Mrs Johnston says Australia must meet it’s obligations under the UN Convention on the Rights of the Child.
"This detention model is fundamentally and morally flawed,” she says.
“The bottom line is that children should never be detained in these types of conditions. Their protection must be a first priority. Families and adults must be housed separately. The alarm bells were ringing long before this report was released. Australia has a duty of care for these children while they remain in an Australian-controlled environment.
“As an institution with the care of children as part of its remit, Bravehearts strongly believes that immigration detention centres need to be included as part of Royal Commission investigations. The Royal Commission covers youth detention centres, why not immigration detention centres?”
Mrs Johnston says contracted security companies and relevant authorities must be properly trained so they can mitigate risk and respond appropriately to disclosures of child sexual assault.

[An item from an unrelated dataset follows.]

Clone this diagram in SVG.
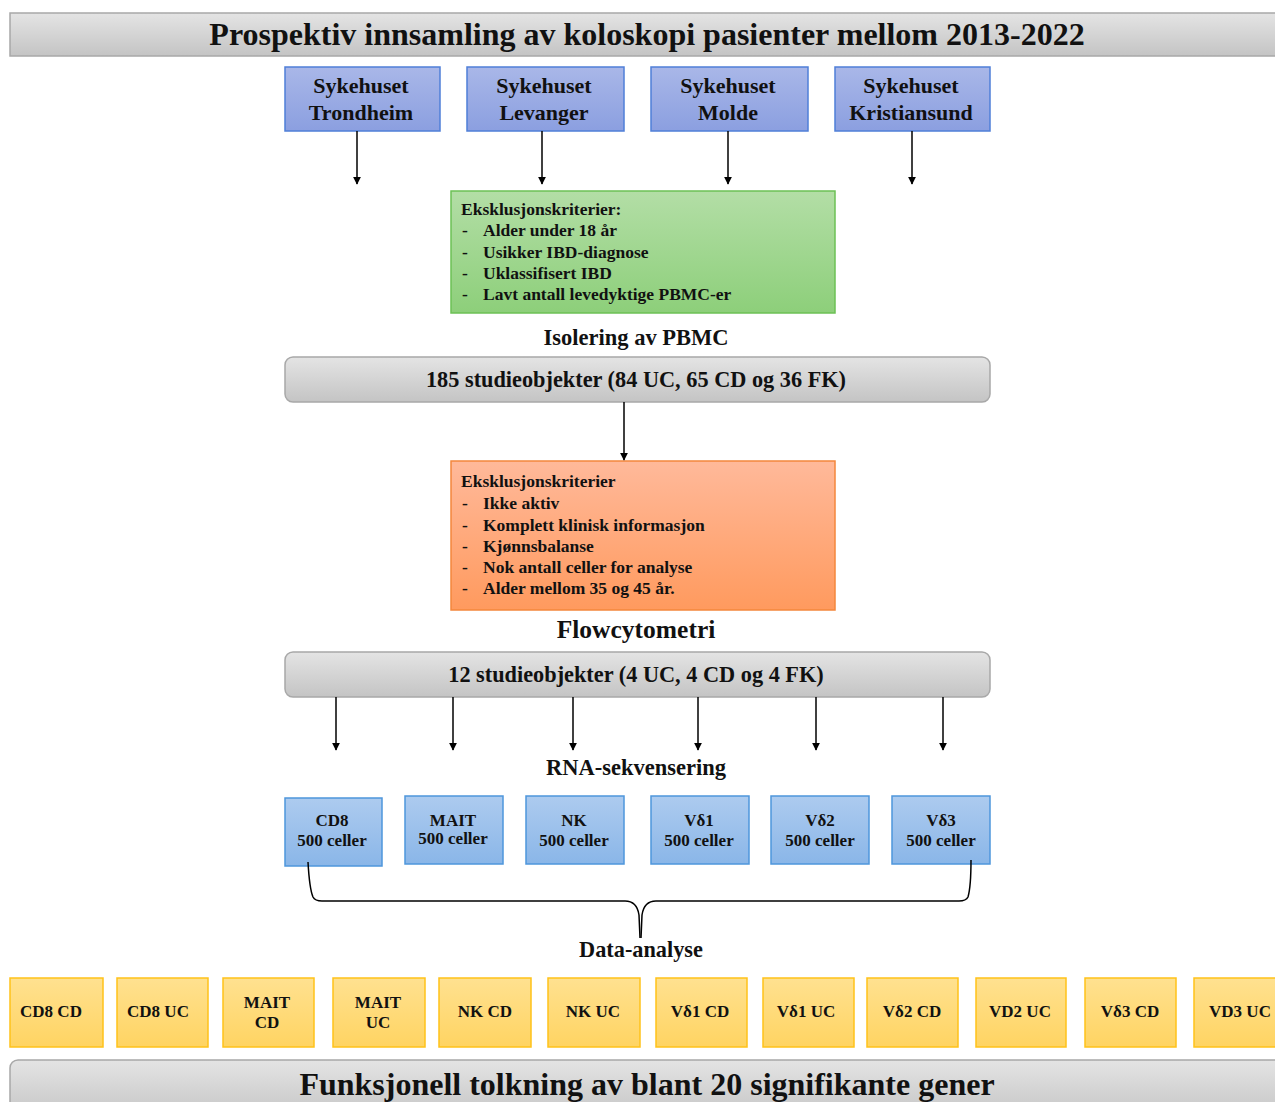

She says this crime could be prevented if adults and children were properly educated, trained and informed and if the detention centre itself had strict risk management procedures and practices that prioritised the safety and protection of children.
“Immediate counselling and support must now be offered to the victims and their families with ongoing access to counselling and support services as well as access to health and education,” she says.
“These are some of the most vulnerable people already under tremendous duress and their children will carry these heavy scars for a lifetime."
A recent Australian Human Rights Commission (AHRC) report contains interviews with 1129 children over a 15-month period from January 2013 to March 2014 and shows 233 recorded assaults involving children and 33 incidents of reported sexual assault.
The AHRC report outlines two cases: In November 2013 a 16 year old boy was allegedly sexually assaulted by a cleaner, in view of security staff. It is understood that the cleaner was removed from the centre indefinitely. In another instance, an eight-year-old boy was allegedly sexually assaulted by adult detainees in view of a security staff member.